Le nouvel organe central devra être agréé comme établissement de crédit par le comité des établissements de crédit et des entreprises d'investissement, comme le prévoit l'article 3. À l'entrée en vigueur de la loi, le nouvel organe central des caisses d'épargne et des banques populaires se substituera de plein droit aux organes centraux actuels.

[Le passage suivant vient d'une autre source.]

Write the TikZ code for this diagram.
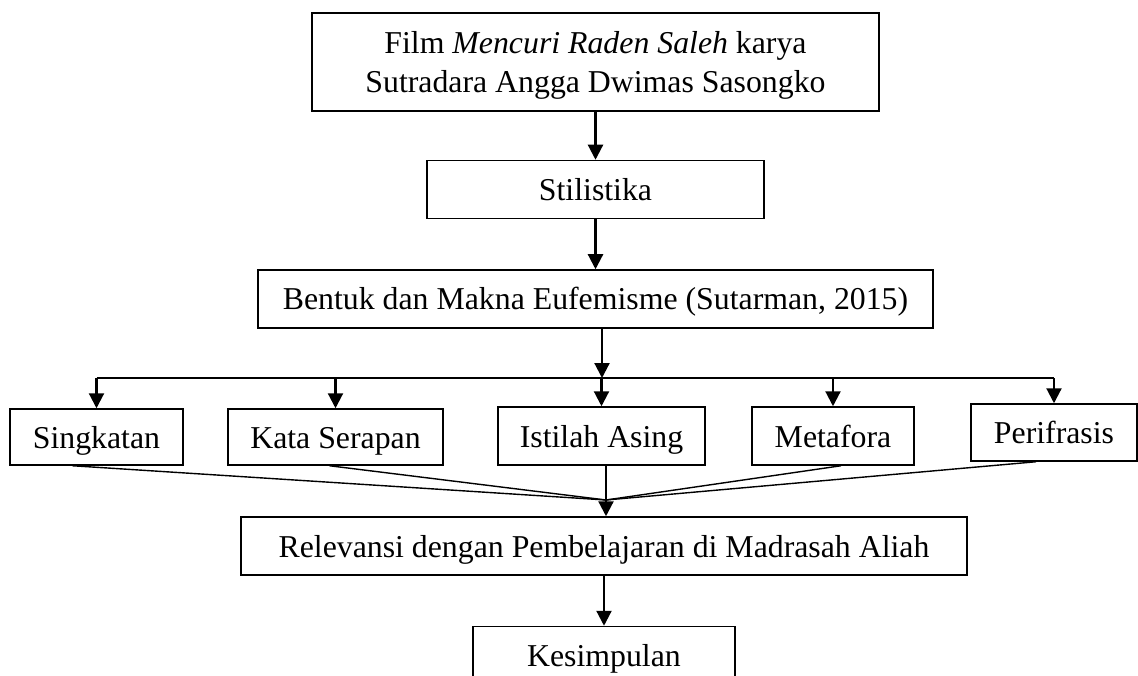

Les dispositions de l'article 4 sécurisent le transfert des actifs et des passifs de la CNCE et de la BFBP vers le nouvel organe central, ainsi que des moyens techniques et en personnels nécessaires à l'accomplissement des missions de cet organe central. Ces transferts emportent, nonobstant toute disposition ou stipulation contraire et sans qu'aucune formalité ne soit nécessaire, les effets d'une transmission universelle de patrimoine vers le nouvel organe central et ils seront donc opposables de plein droit aux tiers, sans qu'il soit besoin de procéder à une notification. Ces transferts n'ouvriront pas droit à remboursement anticipé ou à modification des contrats. Les porteurs des instruments financiers concernés en seront informés. Les contrats de travail de la CNCE et de la BFBP seront également transférés au nouvel organe central en application des dispositions du code du travail.

L'article 5 du projet prévoit les dispositions relatives à l'organisation du dialogue social au sein du nouveau groupe. L'organe central des caisses d'épargne et des banques populaires agira en qualité de groupement patronal pour le compte des deux réseaux. L'idée est que les statuts sociaux des deux réseaux subsistent en l'état. En revanche, au niveau de l'organe central, un statut unifié sera réalisé. C'est la raison de la création du nouveau groupement patronal au sein de l'organe central.

L'article 6 introduit le nouvel organe central dans les dispositions législatives applicables en matière fiscale aux deux groupes actuels.

Enfin, l'article 7 précise les modalités d'entrée en vigueur de la loi. À l'exception de certaines dispositions de l'article 4, qui entreront en vigueur à la promulgation de la loi, les dispositions du texte seront applicables, sous réserve de l'agrément du CECEI, à compter de la clôture de l'assemblée générale de l'organe central des caisses d'épargne et des banques populaires approuvant les apports et décidant l'émission d'actions en rémunération des apports. Cette dernière condition suppose donc que les opérations d'apport, parmi lesquelles la valorisation, soient approuvées.

Il s'agit, vous le voyez, d'un texte particulièrement technique, destiné à permettre un rapprochement déterminant pour le paysage bancaire français, et qui confortera la solidité financière des deux groupes et, partant, celle de notre place financière.